We are delighted to announce the launch our first exhibition of the spring season following the Lunar New Year: ‘Soft Gloss’ by British artist Emma Stone-Johnson (b.1982). The Asia Art Center has long been engaged in postwar Asian modern art movements, encompassing the ‘Fifth Moon Art Society(五月畫會 )’ and ‘Ton Fan Art Society(東方畫會 )’ in Taiwan since the late 1950s, Japan’s Mono-ha(もの派 ) and Gutai(具体) movements, as well as Southeast Asia’s Nanyang School in Singapore and the Bandung School in Indonesia. Within the vast realm of abstract art, how should we understand the abstract paintings of the emerging artist Emma Stone-Johnson?

Starting from the 1950s, the trend of Abstract Expressionism has swept the world, a history of over seventy years. One of the major differences between Emma Stone-Johnson’s works and early abstract paintings is the extensive use of fluorescent pigments and metallic luster materials. Since the rapid development of chemical technology after World War II, artists have no longer been limited to colour found solely in nature or within the traditional colour wheel. The title of this exhibition, ‘Soft Gloss’, is a title of a type of paint itself, glimpsed in an aisles of a hardware shop. The materiality of paint and pigment, an ever important and intrinsic part of the artist’s practice.

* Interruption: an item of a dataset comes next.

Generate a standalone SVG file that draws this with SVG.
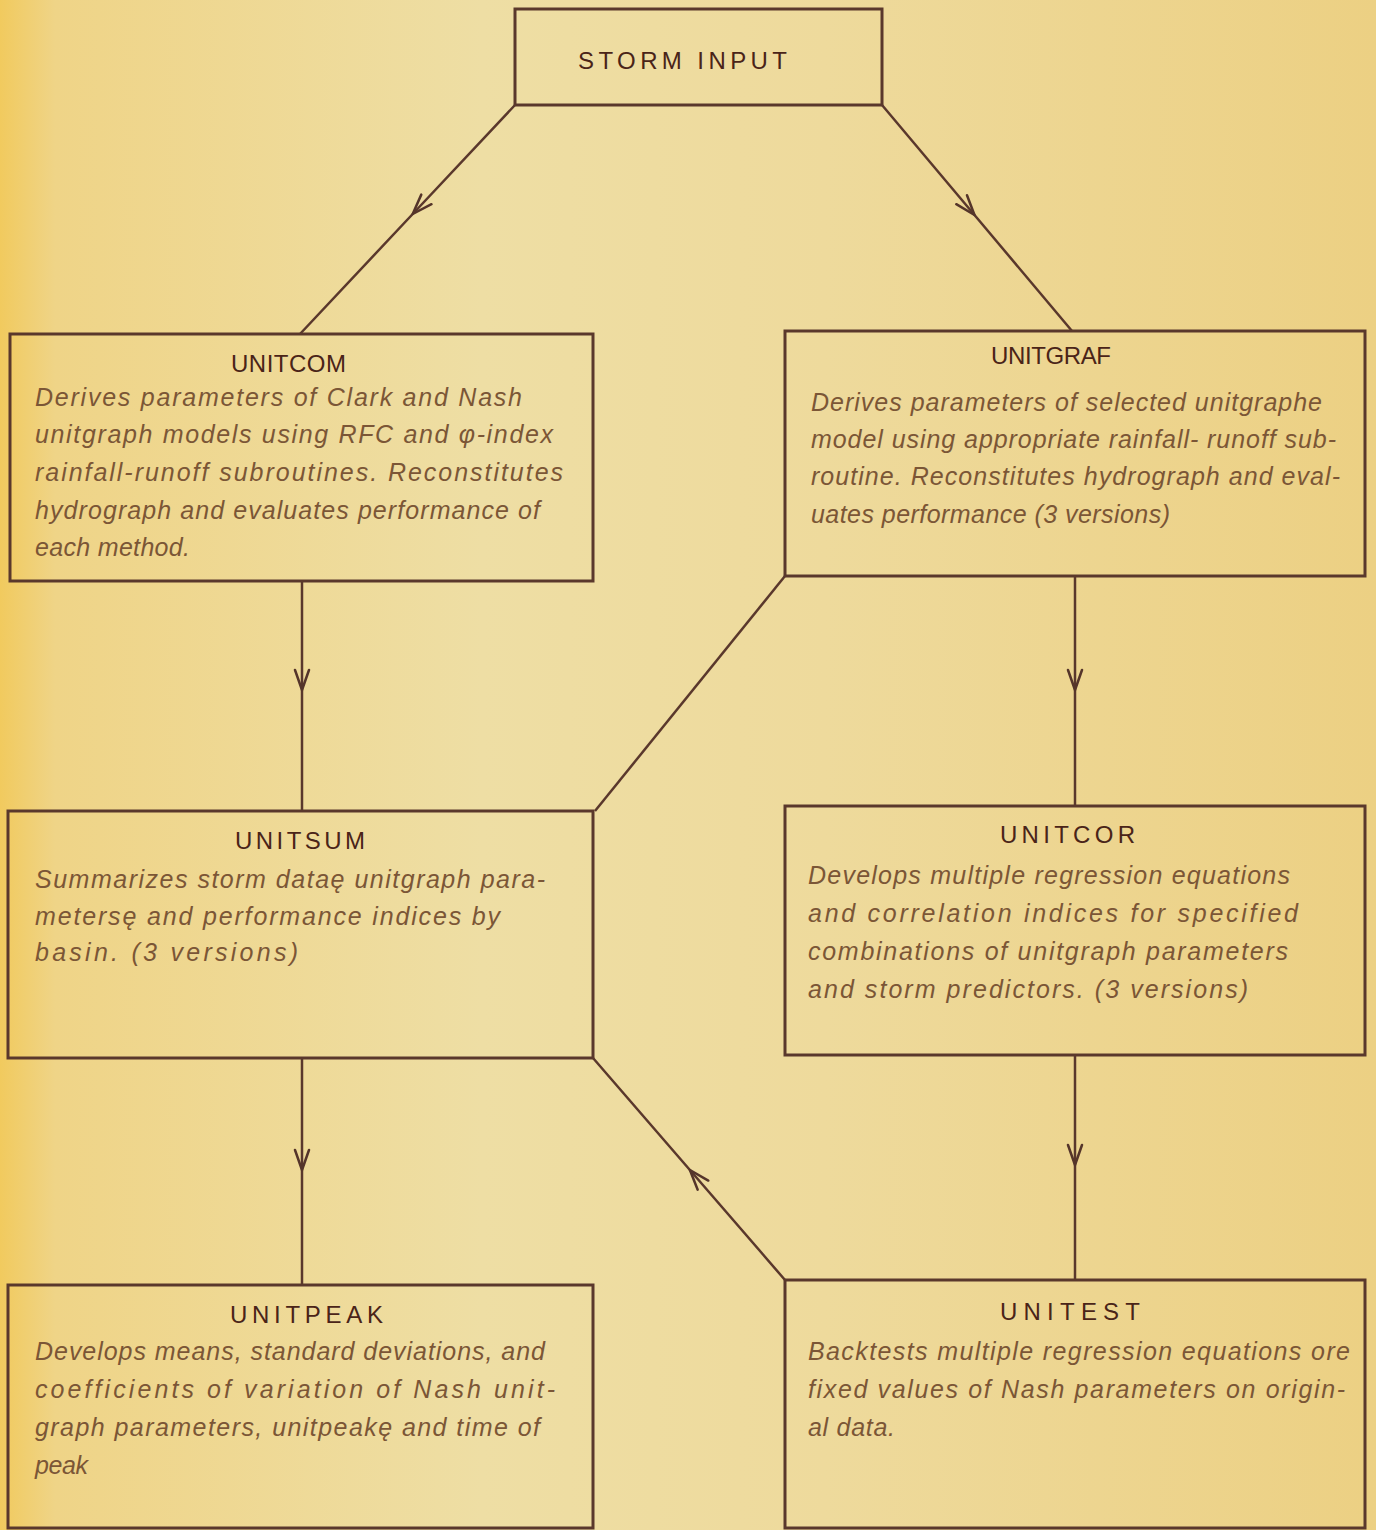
<svg xmlns="http://www.w3.org/2000/svg" width="1376" height="1530" viewBox="0 0 1376 1530">
  <defs>
    <linearGradient id="paper" x1="0" y1="0" x2="1" y2="0">
      <stop offset="0" stop-color="#F1CA5E"/>
      <stop offset="0.04" stop-color="#EFD487"/>
      <stop offset="0.35" stop-color="#EEDEA4"/>
      <stop offset="0.6" stop-color="#EEDA9C"/>
      <stop offset="1" stop-color="#ECD083"/>
    </linearGradient>
    <marker id="arr" markerUnits="userSpaceOnUse" viewBox="-22 -10 24 20" refX="0" refY="0" markerWidth="24" markerHeight="20" orient="auto" overflow="visible">
      <path d="M -20 -7 L 0 0 L -20 7" fill="none" stroke="#55352A" stroke-width="2.5" stroke-linecap="round" stroke-linejoin="round"/>
    </marker>
  </defs>
  <style>
    .box { fill: none; stroke: #5A382C; stroke-width: 3; }
    .title { font-family: "Liberation Sans", Arial, sans-serif; font-size: 24px; fill: #4A2418; }
    .body { font-family: "Liberation Sans", Arial, sans-serif; font-style: italic; font-size: 25px; fill: #7B5636; }
    .conn { fill: none; stroke: #5A382C; stroke-width: 2.5; marker-mid: url(#arr); }
    .plain { fill: none; stroke: #5A382C; stroke-width: 2.5; }
  </style>
  <rect x="0" y="0" width="1376" height="1530" fill="url(#paper)"/>

  <g id="connectors">
    <path class="conn" d="M 515 105 L 412.7 214 L 300 334"/>
    <path class="conn" d="M 882 105 L 974.5 215 L 1072 331"/>
    <path class="conn" d="M 302 581 L 302 690 L 302 811"/>
    <path class="conn" d="M 1075 576 L 1075 690 L 1075 806"/>
    <path class="plain" d="M 785 576 L 595 811"/>
    <path class="conn" d="M 302 1058 L 302 1170 L 302 1285"/>
    <path class="conn" d="M 1075 1055 L 1075 1165 L 1075 1280"/>
    <path class="conn" d="M 785 1280 L 689.9 1170 L 593 1058"/>
  </g>

  <g id="storm-input">
    <rect class="box" x="515" y="9" width="367" height="96"/>
    <text class="title" x="578" y="69" textLength="209" lengthAdjust="spacing">STORM INPUT</text>
  </g>

  <g id="unitcom">
    <rect class="box" x="10" y="334" width="583" height="247"/>
    <text class="title" x="231" y="372" textLength="115" lengthAdjust="spacing">UNITCOM</text>
    <text class="body" x="35" y="406" textLength="487" lengthAdjust="spacing">Derives parameters of Clark and Nash</text>
    <text class="body" x="35" y="443" textLength="518" lengthAdjust="spacing">unitgraph models using RFC and φ-index</text>
    <text class="body" x="35" y="481" textLength="528" lengthAdjust="spacing">rainfall-runoff subroutines. Reconstitutes</text>
    <text class="body" x="35" y="519" textLength="505" lengthAdjust="spacing">hydrograph and evaluates performance of</text>
    <text class="body" x="35" y="556" textLength="155" lengthAdjust="spacing">each method.</text>
  </g>

  <g id="unitgraf">
    <rect class="box" x="785" y="331" width="580" height="245"/>
    <text class="title" x="991" y="364" textLength="120" lengthAdjust="spacing">UNITGRAF</text>
    <text class="body" x="811" y="411" textLength="511" lengthAdjust="spacing">Derives parameters of selected unitgraphe</text>
    <text class="body" x="811" y="448" textLength="525" lengthAdjust="spacing">model using appropriate rainfall- runoff sub-</text>
    <text class="body" x="811" y="485" textLength="529" lengthAdjust="spacing">routine.  Reconstitutes hydrograph and eval-</text>
    <text class="body" x="811" y="523" textLength="359" lengthAdjust="spacing">uates performance  (3 versions)</text>
  </g>

  <g id="unitsum">
    <rect class="box" x="8" y="811" width="585" height="247"/>
    <text class="title" x="235" y="849" textLength="130" lengthAdjust="spacing">UNITSUM</text>
    <text class="body" x="35" y="888" textLength="510" lengthAdjust="spacing">Summarizes storm dataę unitgraph para-</text>
    <text class="body" x="35" y="925" textLength="465" lengthAdjust="spacing">metersę and performance indices by</text>
    <text class="body" x="35" y="961" textLength="263" lengthAdjust="spacing">basin.  (3 versions)</text>
  </g>

  <g id="unitcor">
    <rect class="box" x="785" y="806" width="580" height="249"/>
    <text class="title" x="1000" y="843" textLength="135" lengthAdjust="spacing">UNITCOR</text>
    <text class="body" x="808" y="884" textLength="482" lengthAdjust="spacing">Develops multiple regression equations</text>
    <text class="body" x="808" y="922" textLength="490" lengthAdjust="spacing">and correlation indices for specified</text>
    <text class="body" x="808" y="960" textLength="480" lengthAdjust="spacing">combinations of unitgraph parameters</text>
    <text class="body" x="808" y="998" textLength="440" lengthAdjust="spacing">and storm predictors. (3 versions)</text>
  </g>

  <g id="unitpeak">
    <rect class="box" x="8" y="1285" width="585" height="243"/>
    <text class="title" x="230" y="1323" textLength="153" lengthAdjust="spacing">UNITPEAK</text>
    <text class="body" x="35" y="1360" textLength="510" lengthAdjust="spacing">Develops means, standard deviations, and</text>
    <text class="body" x="35" y="1398" textLength="520" lengthAdjust="spacing">coefficients of variation of Nash unit-</text>
    <text class="body" x="35" y="1436" textLength="505" lengthAdjust="spacing">graph parameters, unitpeakę and time of</text>
    <text class="body" x="35" y="1474" textLength="53" lengthAdjust="spacing">peak</text>
  </g>

  <g id="unitest">
    <rect class="box" x="785" y="1280" width="580" height="248"/>
    <text class="title" x="1000" y="1320" textLength="140" lengthAdjust="spacing">UNITEST</text>
    <text class="body" x="808" y="1360" textLength="542" lengthAdjust="spacing">Backtests multiple regression equations ore</text>
    <text class="body" x="808" y="1398" textLength="537" lengthAdjust="spacing">fixed values of Nash parameters on origin-</text>
    <text class="body" x="808" y="1436" textLength="87" lengthAdjust="spacing">al data.</text>
  </g>
</svg>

Stone-Johnson saturates the canvas with water, allowing the image to emerge through the chemical changes of pigments, binders, diluted acrylics, ink, metals, and other substances as the water-saturated canvas absorbs the fluidity of the paint. Just as we absorb light into our skin. The image seemingly swims to the surface as it dries, just as memory, loss and grief float to the surface of our consciousness throughout our days. They swim in and out.